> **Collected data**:
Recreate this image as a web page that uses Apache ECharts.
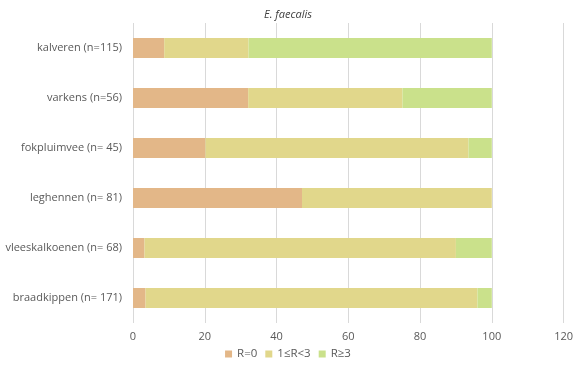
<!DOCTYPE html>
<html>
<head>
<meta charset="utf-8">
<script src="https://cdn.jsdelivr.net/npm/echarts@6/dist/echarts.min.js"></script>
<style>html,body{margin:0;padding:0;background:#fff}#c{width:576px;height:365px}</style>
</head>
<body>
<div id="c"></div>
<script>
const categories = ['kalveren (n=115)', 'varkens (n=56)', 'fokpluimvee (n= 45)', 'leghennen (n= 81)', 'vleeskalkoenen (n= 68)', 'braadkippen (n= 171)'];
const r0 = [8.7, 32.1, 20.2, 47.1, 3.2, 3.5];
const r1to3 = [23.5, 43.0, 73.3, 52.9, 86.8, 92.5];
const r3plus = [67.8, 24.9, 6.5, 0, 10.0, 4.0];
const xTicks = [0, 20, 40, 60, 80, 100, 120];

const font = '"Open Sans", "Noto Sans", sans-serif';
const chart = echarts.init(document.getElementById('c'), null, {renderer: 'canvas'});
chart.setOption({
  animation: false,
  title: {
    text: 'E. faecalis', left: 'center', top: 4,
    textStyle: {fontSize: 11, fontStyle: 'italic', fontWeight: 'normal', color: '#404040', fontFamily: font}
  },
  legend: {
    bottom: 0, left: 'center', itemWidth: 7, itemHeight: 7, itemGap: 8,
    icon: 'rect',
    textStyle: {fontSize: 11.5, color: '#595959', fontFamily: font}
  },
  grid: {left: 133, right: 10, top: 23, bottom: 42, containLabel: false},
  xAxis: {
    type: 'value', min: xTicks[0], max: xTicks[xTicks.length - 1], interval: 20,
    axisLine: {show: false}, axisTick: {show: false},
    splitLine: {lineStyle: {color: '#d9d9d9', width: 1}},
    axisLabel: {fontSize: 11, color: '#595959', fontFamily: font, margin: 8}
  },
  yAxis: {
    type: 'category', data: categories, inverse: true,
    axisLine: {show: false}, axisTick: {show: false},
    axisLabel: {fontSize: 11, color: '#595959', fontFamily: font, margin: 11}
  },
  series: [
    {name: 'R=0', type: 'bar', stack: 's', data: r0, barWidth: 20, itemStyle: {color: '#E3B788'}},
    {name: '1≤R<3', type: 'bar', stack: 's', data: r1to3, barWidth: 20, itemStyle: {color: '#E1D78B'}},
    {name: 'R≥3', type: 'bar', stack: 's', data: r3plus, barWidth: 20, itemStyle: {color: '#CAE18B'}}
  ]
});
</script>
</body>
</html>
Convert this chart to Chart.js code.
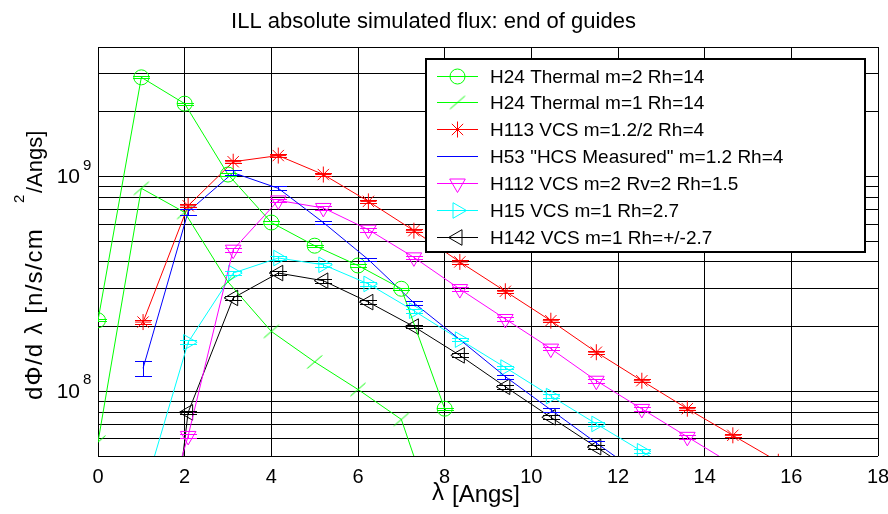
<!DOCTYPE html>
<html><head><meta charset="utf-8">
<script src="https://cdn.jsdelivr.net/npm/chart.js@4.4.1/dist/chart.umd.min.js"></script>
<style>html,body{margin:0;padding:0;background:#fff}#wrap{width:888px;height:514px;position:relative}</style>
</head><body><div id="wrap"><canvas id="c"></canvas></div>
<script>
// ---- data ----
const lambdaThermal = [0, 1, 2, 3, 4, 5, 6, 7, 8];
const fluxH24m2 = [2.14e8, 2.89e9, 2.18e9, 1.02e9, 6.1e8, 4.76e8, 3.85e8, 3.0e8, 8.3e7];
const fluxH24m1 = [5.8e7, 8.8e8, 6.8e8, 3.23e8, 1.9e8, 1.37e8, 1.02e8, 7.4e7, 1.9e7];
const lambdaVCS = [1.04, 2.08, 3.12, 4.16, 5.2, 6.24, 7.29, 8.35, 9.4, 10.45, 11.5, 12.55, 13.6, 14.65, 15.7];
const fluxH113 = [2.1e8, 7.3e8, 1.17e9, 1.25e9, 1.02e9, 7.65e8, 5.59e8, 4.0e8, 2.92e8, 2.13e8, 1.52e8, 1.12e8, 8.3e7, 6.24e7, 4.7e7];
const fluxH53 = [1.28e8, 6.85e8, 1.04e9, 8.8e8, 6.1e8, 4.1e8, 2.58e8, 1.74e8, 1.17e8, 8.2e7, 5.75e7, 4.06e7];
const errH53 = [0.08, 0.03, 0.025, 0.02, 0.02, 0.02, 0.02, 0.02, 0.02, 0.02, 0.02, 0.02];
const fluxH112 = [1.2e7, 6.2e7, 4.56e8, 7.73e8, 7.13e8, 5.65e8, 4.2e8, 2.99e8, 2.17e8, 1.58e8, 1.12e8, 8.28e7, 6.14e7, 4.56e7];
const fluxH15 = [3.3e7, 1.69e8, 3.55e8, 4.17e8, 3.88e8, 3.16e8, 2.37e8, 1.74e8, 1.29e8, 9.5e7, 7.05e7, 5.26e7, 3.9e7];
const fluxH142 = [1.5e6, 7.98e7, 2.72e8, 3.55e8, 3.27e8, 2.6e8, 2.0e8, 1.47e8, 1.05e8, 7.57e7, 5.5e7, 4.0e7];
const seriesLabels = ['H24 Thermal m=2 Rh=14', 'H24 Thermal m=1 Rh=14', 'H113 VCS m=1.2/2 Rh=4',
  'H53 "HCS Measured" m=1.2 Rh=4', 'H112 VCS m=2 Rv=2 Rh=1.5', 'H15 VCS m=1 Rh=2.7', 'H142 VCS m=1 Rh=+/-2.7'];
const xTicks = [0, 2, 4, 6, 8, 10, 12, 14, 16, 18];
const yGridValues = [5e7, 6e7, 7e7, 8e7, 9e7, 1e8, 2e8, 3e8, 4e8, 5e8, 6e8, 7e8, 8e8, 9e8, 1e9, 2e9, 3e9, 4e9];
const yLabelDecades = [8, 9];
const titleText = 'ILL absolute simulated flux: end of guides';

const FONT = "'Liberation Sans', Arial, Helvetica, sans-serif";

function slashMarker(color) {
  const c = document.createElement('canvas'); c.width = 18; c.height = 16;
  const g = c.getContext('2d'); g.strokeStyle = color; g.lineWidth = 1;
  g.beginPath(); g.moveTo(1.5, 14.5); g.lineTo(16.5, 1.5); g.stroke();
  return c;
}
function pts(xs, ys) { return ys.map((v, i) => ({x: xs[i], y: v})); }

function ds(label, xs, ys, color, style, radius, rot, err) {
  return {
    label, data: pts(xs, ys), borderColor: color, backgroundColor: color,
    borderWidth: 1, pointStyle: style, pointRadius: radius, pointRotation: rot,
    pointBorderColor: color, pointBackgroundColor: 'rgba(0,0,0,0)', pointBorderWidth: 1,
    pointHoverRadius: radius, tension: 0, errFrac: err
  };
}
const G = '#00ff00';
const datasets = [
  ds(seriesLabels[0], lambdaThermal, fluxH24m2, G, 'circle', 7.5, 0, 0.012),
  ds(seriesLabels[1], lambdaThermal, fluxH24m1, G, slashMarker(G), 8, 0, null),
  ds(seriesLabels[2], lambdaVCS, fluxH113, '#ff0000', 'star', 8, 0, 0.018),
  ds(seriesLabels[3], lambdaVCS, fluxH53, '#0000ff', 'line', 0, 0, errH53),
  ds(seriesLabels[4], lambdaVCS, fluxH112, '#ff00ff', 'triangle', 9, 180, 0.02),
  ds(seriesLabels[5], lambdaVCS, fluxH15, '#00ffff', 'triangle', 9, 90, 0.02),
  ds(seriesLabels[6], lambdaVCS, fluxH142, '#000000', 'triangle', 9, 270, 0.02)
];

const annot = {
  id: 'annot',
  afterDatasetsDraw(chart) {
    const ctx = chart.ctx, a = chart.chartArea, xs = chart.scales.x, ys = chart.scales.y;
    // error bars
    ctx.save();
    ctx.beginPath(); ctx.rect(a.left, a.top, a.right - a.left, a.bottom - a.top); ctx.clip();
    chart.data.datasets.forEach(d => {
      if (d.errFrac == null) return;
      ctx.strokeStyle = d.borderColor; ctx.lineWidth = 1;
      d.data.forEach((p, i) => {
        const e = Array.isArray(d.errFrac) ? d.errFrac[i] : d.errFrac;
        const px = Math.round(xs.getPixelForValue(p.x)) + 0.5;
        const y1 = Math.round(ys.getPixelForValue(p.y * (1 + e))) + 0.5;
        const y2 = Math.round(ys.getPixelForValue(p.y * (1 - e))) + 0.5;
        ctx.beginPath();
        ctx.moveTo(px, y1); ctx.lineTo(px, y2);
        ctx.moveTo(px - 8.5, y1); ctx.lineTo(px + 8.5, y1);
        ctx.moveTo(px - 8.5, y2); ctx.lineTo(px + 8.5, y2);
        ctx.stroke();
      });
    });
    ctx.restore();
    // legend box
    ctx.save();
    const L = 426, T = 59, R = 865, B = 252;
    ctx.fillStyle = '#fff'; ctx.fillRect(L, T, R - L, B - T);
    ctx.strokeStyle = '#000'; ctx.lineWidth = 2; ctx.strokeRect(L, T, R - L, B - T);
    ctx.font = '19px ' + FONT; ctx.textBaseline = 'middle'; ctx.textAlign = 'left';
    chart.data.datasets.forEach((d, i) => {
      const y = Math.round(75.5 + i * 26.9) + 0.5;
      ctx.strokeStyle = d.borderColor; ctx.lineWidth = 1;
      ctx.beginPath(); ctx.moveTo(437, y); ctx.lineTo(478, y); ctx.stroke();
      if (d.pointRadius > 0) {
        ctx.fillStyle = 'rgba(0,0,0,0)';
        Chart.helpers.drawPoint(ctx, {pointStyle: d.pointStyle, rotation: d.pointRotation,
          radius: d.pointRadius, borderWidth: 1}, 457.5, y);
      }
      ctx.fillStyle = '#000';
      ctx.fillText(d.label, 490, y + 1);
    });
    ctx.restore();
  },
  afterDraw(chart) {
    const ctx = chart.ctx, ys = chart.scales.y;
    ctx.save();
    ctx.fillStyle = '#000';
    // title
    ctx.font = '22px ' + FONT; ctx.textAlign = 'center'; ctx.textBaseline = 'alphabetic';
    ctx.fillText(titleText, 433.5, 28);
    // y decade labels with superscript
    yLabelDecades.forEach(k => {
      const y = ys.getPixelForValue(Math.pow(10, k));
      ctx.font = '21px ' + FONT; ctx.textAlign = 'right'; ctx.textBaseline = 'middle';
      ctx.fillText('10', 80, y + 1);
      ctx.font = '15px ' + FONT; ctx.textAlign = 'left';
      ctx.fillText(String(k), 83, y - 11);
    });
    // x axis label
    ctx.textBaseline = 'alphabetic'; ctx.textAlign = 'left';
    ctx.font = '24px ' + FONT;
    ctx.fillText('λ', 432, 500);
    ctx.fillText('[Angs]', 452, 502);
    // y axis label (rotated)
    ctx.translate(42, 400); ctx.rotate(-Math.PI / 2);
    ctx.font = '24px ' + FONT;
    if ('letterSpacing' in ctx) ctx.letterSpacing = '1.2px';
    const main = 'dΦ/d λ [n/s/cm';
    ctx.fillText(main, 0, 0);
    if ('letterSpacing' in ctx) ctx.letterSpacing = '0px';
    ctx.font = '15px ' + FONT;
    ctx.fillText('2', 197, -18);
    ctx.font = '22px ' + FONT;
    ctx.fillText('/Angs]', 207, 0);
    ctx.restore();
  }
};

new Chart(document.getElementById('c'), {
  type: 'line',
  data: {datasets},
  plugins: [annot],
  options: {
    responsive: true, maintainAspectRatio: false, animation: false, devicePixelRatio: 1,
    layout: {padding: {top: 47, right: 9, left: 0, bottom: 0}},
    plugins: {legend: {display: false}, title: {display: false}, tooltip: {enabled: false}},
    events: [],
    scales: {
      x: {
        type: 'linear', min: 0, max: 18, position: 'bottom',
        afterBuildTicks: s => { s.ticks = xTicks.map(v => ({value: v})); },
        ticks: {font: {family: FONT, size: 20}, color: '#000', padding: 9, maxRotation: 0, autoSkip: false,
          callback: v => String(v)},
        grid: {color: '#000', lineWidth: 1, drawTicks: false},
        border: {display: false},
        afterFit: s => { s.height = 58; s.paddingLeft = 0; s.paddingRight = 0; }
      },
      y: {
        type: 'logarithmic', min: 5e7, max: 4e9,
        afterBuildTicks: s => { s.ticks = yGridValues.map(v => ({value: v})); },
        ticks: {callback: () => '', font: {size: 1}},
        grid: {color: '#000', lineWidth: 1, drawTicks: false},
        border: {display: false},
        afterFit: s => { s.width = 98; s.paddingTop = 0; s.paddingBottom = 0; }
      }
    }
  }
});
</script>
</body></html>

> **STATED PROBLEM**:
All lines of the data above that include the word "this" must be shown.

> **REPLY**:
Recreate this image as a web page that uses Apache ECharts.
Convert this chart to Chart.js code.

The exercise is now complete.